→ To be done:
Return all of the data exactly, with nothing left out but the pictures.

BEGIN Data section

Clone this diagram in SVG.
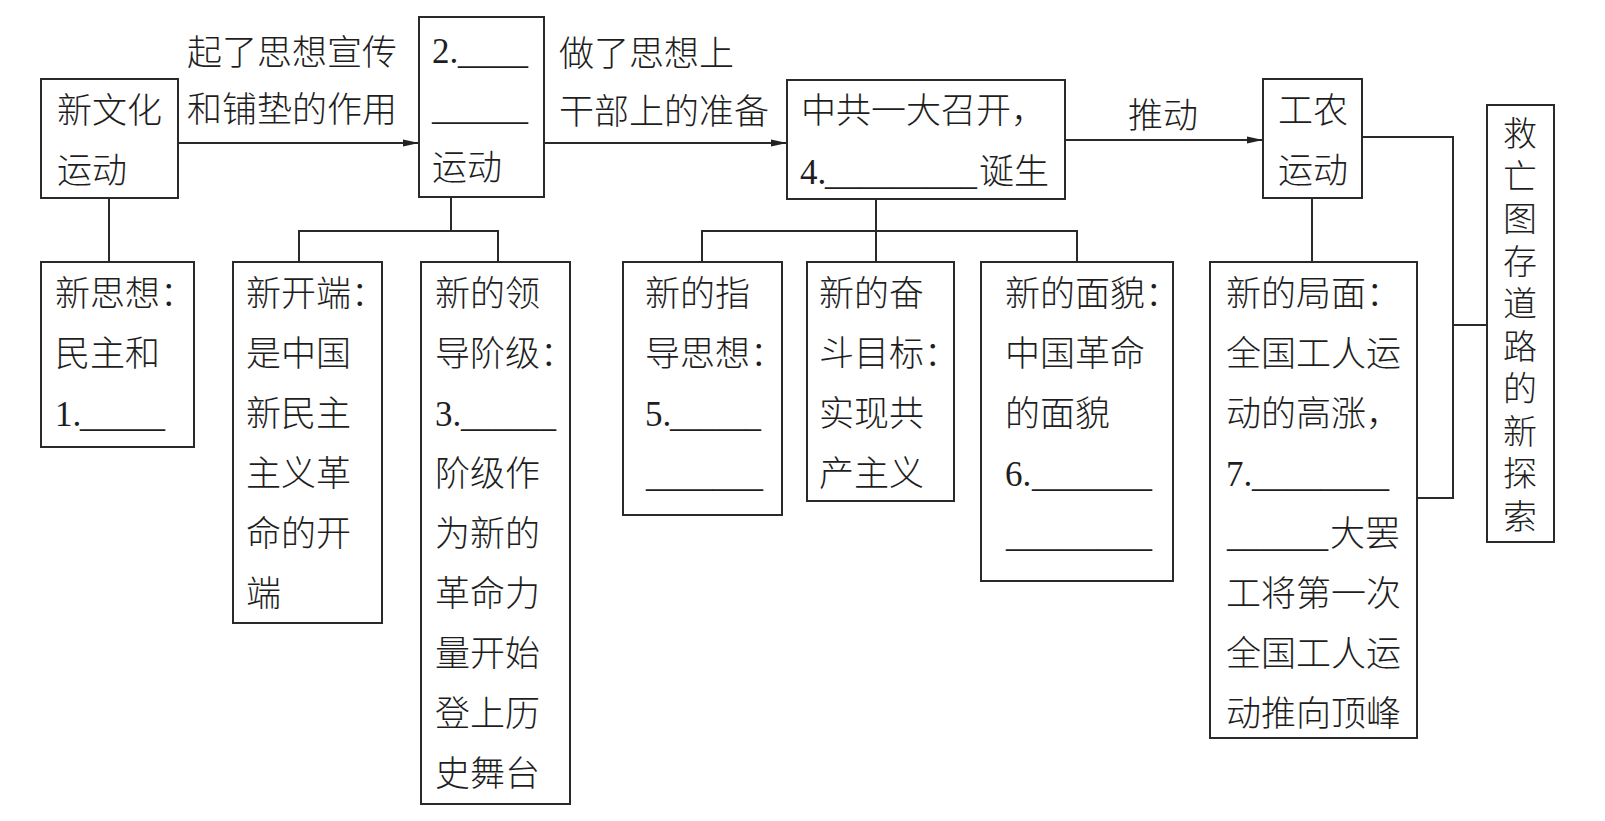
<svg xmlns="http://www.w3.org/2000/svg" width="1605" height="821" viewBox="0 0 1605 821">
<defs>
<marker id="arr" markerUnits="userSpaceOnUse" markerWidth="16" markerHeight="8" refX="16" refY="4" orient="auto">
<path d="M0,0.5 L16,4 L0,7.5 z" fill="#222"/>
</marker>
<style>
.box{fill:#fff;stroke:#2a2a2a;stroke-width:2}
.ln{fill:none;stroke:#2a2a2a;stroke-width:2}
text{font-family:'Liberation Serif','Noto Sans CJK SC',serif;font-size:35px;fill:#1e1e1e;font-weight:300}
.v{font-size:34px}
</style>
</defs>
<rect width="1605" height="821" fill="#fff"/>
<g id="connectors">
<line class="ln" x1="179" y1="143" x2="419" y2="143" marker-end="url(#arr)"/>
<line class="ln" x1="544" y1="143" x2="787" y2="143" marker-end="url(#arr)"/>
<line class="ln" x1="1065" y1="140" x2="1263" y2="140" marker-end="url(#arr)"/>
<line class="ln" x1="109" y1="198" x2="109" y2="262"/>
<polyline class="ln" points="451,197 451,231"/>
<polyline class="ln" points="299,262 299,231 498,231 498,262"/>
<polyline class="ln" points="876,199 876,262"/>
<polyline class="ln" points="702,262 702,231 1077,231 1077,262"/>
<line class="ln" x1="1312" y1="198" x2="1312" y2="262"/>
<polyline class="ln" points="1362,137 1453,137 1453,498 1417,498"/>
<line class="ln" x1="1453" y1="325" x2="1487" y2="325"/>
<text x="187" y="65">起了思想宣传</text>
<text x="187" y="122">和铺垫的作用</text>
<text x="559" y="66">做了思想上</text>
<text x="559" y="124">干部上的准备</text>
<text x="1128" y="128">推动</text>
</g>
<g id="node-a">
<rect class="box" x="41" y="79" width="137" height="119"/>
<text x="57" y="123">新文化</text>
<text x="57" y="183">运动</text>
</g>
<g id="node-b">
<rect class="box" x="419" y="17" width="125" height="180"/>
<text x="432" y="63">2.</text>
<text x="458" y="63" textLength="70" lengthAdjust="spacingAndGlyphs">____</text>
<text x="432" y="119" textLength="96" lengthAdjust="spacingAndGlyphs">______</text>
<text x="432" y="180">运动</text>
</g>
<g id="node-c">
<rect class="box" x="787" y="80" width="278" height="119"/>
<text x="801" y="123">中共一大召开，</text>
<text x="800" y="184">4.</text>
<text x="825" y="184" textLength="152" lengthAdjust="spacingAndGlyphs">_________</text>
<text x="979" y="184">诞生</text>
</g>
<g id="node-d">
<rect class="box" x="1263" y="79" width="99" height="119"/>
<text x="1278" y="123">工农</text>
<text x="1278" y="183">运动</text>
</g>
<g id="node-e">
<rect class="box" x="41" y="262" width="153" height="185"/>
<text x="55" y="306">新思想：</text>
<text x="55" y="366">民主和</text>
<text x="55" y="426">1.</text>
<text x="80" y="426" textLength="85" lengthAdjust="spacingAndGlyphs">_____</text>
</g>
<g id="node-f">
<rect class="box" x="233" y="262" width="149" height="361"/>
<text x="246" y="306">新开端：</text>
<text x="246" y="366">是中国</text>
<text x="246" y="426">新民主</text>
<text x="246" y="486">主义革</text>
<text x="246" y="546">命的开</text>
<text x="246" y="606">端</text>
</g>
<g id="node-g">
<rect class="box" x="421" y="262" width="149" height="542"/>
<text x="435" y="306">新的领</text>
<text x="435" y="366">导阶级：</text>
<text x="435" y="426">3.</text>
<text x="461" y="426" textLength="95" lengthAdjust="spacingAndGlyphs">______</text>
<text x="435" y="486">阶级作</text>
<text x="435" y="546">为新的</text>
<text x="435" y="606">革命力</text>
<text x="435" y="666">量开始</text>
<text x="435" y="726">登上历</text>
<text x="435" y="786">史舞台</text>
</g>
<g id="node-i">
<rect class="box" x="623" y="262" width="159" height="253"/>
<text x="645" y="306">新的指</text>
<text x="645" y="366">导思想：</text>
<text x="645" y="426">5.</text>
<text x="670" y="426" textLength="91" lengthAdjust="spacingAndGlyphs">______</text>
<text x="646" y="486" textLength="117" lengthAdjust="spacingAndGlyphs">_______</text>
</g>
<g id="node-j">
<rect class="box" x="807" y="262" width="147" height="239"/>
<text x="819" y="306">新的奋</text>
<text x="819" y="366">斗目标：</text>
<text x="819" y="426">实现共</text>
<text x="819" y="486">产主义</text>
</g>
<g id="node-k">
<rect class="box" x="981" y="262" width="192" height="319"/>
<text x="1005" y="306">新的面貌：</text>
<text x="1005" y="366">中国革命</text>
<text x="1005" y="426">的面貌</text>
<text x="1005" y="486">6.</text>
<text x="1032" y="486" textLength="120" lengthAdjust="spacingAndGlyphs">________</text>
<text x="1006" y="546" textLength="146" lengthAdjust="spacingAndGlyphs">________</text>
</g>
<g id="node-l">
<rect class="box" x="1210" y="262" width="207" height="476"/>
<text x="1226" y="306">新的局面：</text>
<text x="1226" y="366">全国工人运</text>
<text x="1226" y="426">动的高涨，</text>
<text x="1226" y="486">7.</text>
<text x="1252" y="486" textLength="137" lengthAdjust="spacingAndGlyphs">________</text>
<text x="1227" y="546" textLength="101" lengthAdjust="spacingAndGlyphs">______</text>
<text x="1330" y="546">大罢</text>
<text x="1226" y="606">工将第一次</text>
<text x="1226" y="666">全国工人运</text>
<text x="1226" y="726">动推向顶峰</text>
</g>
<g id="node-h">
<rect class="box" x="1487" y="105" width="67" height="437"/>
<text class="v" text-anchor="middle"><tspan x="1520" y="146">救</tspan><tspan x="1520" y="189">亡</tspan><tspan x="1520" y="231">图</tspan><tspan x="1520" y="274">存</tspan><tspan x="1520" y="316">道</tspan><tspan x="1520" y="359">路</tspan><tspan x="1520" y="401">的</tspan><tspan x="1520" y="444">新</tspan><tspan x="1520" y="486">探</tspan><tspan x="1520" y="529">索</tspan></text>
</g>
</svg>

END Data section

→ Answer for the task:
Clone this diagram in SVG.
<svg xmlns="http://www.w3.org/2000/svg" width="1605" height="821" viewBox="0 0 1605 821">
<defs>
<marker id="arr" markerUnits="userSpaceOnUse" markerWidth="16" markerHeight="8" refX="16" refY="4" orient="auto">
<path d="M0,0.5 L16,4 L0,7.5 z" fill="#222"/>
</marker>
<style>
.box{fill:#fff;stroke:#2a2a2a;stroke-width:2}
.ln{fill:none;stroke:#2a2a2a;stroke-width:2}
text{font-family:'Liberation Serif','Noto Sans CJK SC',serif;font-size:35px;fill:#1e1e1e;font-weight:300}
.v{font-size:34px}
</style>
</defs>
<rect width="1605" height="821" fill="#fff"/>
<g id="connectors">
<line class="ln" x1="179" y1="143" x2="419" y2="143" marker-end="url(#arr)"/>
<line class="ln" x1="544" y1="143" x2="787" y2="143" marker-end="url(#arr)"/>
<line class="ln" x1="1065" y1="140" x2="1263" y2="140" marker-end="url(#arr)"/>
<line class="ln" x1="109" y1="198" x2="109" y2="262"/>
<polyline class="ln" points="451,197 451,231"/>
<polyline class="ln" points="299,262 299,231 498,231 498,262"/>
<polyline class="ln" points="876,199 876,262"/>
<polyline class="ln" points="702,262 702,231 1077,231 1077,262"/>
<line class="ln" x1="1312" y1="198" x2="1312" y2="262"/>
<polyline class="ln" points="1362,137 1453,137 1453,498 1417,498"/>
<line class="ln" x1="1453" y1="325" x2="1487" y2="325"/>
<text x="187" y="65">起了思想宣传</text>
<text x="187" y="122">和铺垫的作用</text>
<text x="559" y="66">做了思想上</text>
<text x="559" y="124">干部上的准备</text>
<text x="1128" y="128">推动</text>
</g>
<g id="node-a">
<rect class="box" x="41" y="79" width="137" height="119"/>
<text x="57" y="123">新文化</text>
<text x="57" y="183">运动</text>
</g>
<g id="node-b">
<rect class="box" x="419" y="17" width="125" height="180"/>
<text x="432" y="63">2.</text>
<text x="458" y="63" textLength="70" lengthAdjust="spacingAndGlyphs">____</text>
<text x="432" y="119" textLength="96" lengthAdjust="spacingAndGlyphs">______</text>
<text x="432" y="180">运动</text>
</g>
<g id="node-c">
<rect class="box" x="787" y="80" width="278" height="119"/>
<text x="801" y="123">中共一大召开，</text>
<text x="800" y="184">4.</text>
<text x="825" y="184" textLength="152" lengthAdjust="spacingAndGlyphs">_________</text>
<text x="979" y="184">诞生</text>
</g>
<g id="node-d">
<rect class="box" x="1263" y="79" width="99" height="119"/>
<text x="1278" y="123">工农</text>
<text x="1278" y="183">运动</text>
</g>
<g id="node-e">
<rect class="box" x="41" y="262" width="153" height="185"/>
<text x="55" y="306">新思想：</text>
<text x="55" y="366">民主和</text>
<text x="55" y="426">1.</text>
<text x="80" y="426" textLength="85" lengthAdjust="spacingAndGlyphs">_____</text>
</g>
<g id="node-f">
<rect class="box" x="233" y="262" width="149" height="361"/>
<text x="246" y="306">新开端：</text>
<text x="246" y="366">是中国</text>
<text x="246" y="426">新民主</text>
<text x="246" y="486">主义革</text>
<text x="246" y="546">命的开</text>
<text x="246" y="606">端</text>
</g>
<g id="node-g">
<rect class="box" x="421" y="262" width="149" height="542"/>
<text x="435" y="306">新的领</text>
<text x="435" y="366">导阶级：</text>
<text x="435" y="426">3.</text>
<text x="461" y="426" textLength="95" lengthAdjust="spacingAndGlyphs">______</text>
<text x="435" y="486">阶级作</text>
<text x="435" y="546">为新的</text>
<text x="435" y="606">革命力</text>
<text x="435" y="666">量开始</text>
<text x="435" y="726">登上历</text>
<text x="435" y="786">史舞台</text>
</g>
<g id="node-i">
<rect class="box" x="623" y="262" width="159" height="253"/>
<text x="645" y="306">新的指</text>
<text x="645" y="366">导思想：</text>
<text x="645" y="426">5.</text>
<text x="670" y="426" textLength="91" lengthAdjust="spacingAndGlyphs">______</text>
<text x="646" y="486" textLength="117" lengthAdjust="spacingAndGlyphs">_______</text>
</g>
<g id="node-j">
<rect class="box" x="807" y="262" width="147" height="239"/>
<text x="819" y="306">新的奋</text>
<text x="819" y="366">斗目标：</text>
<text x="819" y="426">实现共</text>
<text x="819" y="486">产主义</text>
</g>
<g id="node-k">
<rect class="box" x="981" y="262" width="192" height="319"/>
<text x="1005" y="306">新的面貌：</text>
<text x="1005" y="366">中国革命</text>
<text x="1005" y="426">的面貌</text>
<text x="1005" y="486">6.</text>
<text x="1032" y="486" textLength="120" lengthAdjust="spacingAndGlyphs">________</text>
<text x="1006" y="546" textLength="146" lengthAdjust="spacingAndGlyphs">________</text>
</g>
<g id="node-l">
<rect class="box" x="1210" y="262" width="207" height="476"/>
<text x="1226" y="306">新的局面：</text>
<text x="1226" y="366">全国工人运</text>
<text x="1226" y="426">动的高涨，</text>
<text x="1226" y="486">7.</text>
<text x="1252" y="486" textLength="137" lengthAdjust="spacingAndGlyphs">________</text>
<text x="1227" y="546" textLength="101" lengthAdjust="spacingAndGlyphs">______</text>
<text x="1330" y="546">大罢</text>
<text x="1226" y="606">工将第一次</text>
<text x="1226" y="666">全国工人运</text>
<text x="1226" y="726">动推向顶峰</text>
</g>
<g id="node-h">
<rect class="box" x="1487" y="105" width="67" height="437"/>
<text class="v" text-anchor="middle"><tspan x="1520" y="146">救</tspan><tspan x="1520" y="189">亡</tspan><tspan x="1520" y="231">图</tspan><tspan x="1520" y="274">存</tspan><tspan x="1520" y="316">道</tspan><tspan x="1520" y="359">路</tspan><tspan x="1520" y="401">的</tspan><tspan x="1520" y="444">新</tspan><tspan x="1520" y="486">探</tspan><tspan x="1520" y="529">索</tspan></text>
</g>
</svg>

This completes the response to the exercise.